To help address this market disparity, more can be done to lessen the costs of development, such as the elimination of car parking requirements, in conjunction with strategies to change to encourage car-free commuting. One aspect of making neighborhoods affordable places to live is to provide transportation options that allow people to get where they need to go without having to take on the expense of owning and operating a car.

Large infrastructure investments such as the Bloomingdale, and now the just -announced 312 RiverRun Trail along a two-mile corridor on the North Side, play into the speculative nature of the real estate world. As an alternative, prescriptive policies such as requiring companies with ten or more employees to adopt the Regional Transportation Authority’s popular pre-tax transit pass program would make it cheaper for workers to ride transit. Integrating CTA, Metra, and Pace fares, so that riders don't have to pay full price when they transfer from one system to another would make transit more affordable, as well as encouraging  more ridership.
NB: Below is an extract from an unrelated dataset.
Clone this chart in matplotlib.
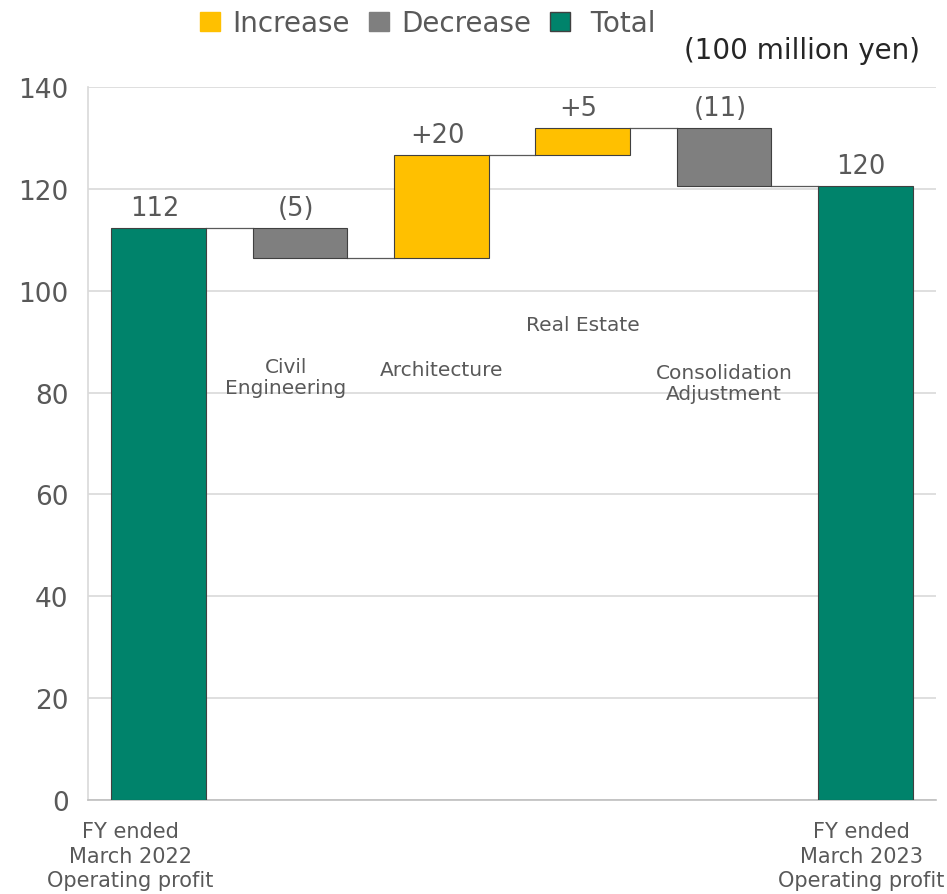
import matplotlib
matplotlib.use("Agg")
import matplotlib.pyplot as plt
from matplotlib.patches import Patch

# ---- data ----
start_total = 112.3
deltas = [-5.9, 20.2, 5.3, -11.3]
end_total = 120.6
value_labels = ["112", "(5)", "+20", "+5", "(11)", "120"]
inner_categories = ["Civil\nEngineering", "Architecture", "Real Estate", "Consolidation\nAdjustment"]
inner_label_y = [83, 84.6, 93.3, 81.9]
edge_labels = ["FY ended\nMarch 2022\nOperating profit",
               "FY ended\nMarch 2023\nOperating profit"]
yticks = [0, 20, 40, 60, 80, 100, 120, 140]

C_INC = "#FFC000"
C_DEC = "#7F7F7F"
C_TOT = "#00836B"
C_TXT = "#595959"
C_GRID = "#D9D9D9"

fig = plt.figure(figsize=(9.47, 8.95), dpi=100)
ax = fig.add_axes([88/947, 1-801/895, (936-88)/947, (801-88)/895])

width = 0.67
bottoms, heights, colors = [], [], []
bottoms.append(0); heights.append(start_total); colors.append(C_TOT)
level = start_total
levels_after = [start_total]
for d in deltas:
    if d >= 0:
        bottoms.append(level); heights.append(d); colors.append(C_INC)
    else:
        bottoms.append(level + d); heights.append(-d); colors.append(C_DEC)
    level += d
    levels_after.append(level)
bottoms.append(0); heights.append(end_total); colors.append(C_TOT)
levels_after.append(end_total)

xs = list(range(len(heights)))
ax.bar(xs, heights, bottom=bottoms, width=width, color=colors,
       edgecolor="#404040", linewidth=0.8, zorder=3)

# connectors
for i in range(len(xs) - 1):
    lv = levels_after[i]
    ax.plot([xs[i] + width/2, xs[i+1] - width/2], [lv, lv],
            color="#595959", lw=0.9, zorder=2)

# value labels
for i, lab in enumerate(value_labels):
    top = bottoms[i] + heights[i]
    if i in (1, 4):
        top = levels_after[i-1]
    ax.annotate(lab, (xs[i], top), xytext=(-3, 5), textcoords="offset points",
                ha="center", va="bottom", fontsize=18.5, color=C_TXT)

# inner category labels
for j, (lab, yy) in enumerate(zip(inner_categories, inner_label_y)):
    xoff = -0.1 if j == 0 else 0
    ax.text(xs[j+1] + xoff, yy, lab, ha="center", va="center", fontsize=14.5,
            color=C_TXT, linespacing=1.15)

ax.set_xlim(-0.5, 5.5)
ax.set_ylim(0, 140)
ax.set_yticks(yticks)
ax.tick_params(axis="y", length=0, labelsize=19, labelcolor=C_TXT, pad=14)
ax.set_xticks([])
ax.grid(axis="y", color=C_GRID, lw=1.2, zorder=0)
ax.set_axisbelow(True)
for s in ["top", "right"]:
    ax.spines[s].set_visible(False)
ax.spines["left"].set_color(C_GRID)
ax.spines["left"].set_linewidth(1.2)
ax.spines["bottom"].set_color("#BFBFBF")
ax.spines["bottom"].set_linewidth(1.2)

# edge (x axis) labels
ax.text(-0.2, -4.2, edge_labels[0], ha="center", va="top", fontsize=15,
        color=C_TXT, clip_on=False, linespacing=1.28)
ax.text(4.97, -4.2, edge_labels[1], ha="center", va="top", fontsize=15,
        color=C_TXT, clip_on=False, linespacing=1.28)

# legend
handles = [Patch(facecolor=C_INC, edgecolor=C_INC, label="Increase"),
           Patch(facecolor=C_DEC, edgecolor=C_DEC, label="Decrease"),
           Patch(facecolor=C_TOT, edgecolor="#404040", label=" Total")]
leg = fig.legend(handles=handles, loc="center", bbox_to_anchor=(0.452, 0.973), ncol=3,
                 frameon=False, fontsize=20, handlelength=0.7, handleheight=0.7,
                 handletextpad=0.45, columnspacing=0.7, labelcolor=C_TXT)

fig.text(920/947, 1-51/895, "(100 million yen)", ha="right", va="center",
         fontsize=20, color="#262626")

fig.savefig("out.png", dpi=100)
Policies which do not require wholesale changes to the zoning code, but substantive changes in our land use and transportation practices and individual behaviors lessen the restrictive burden on developers and property owners alike. For example, if zoning was changed to allow homeowner to build a unit above their garage to rent out to help pay off their mortgage, that could assist residents with making ends meet. These policy changes would help magnify the return of future public investments, allowing us to make more efficient use of our public resources and incentivizing development in neighborhoods that need it most.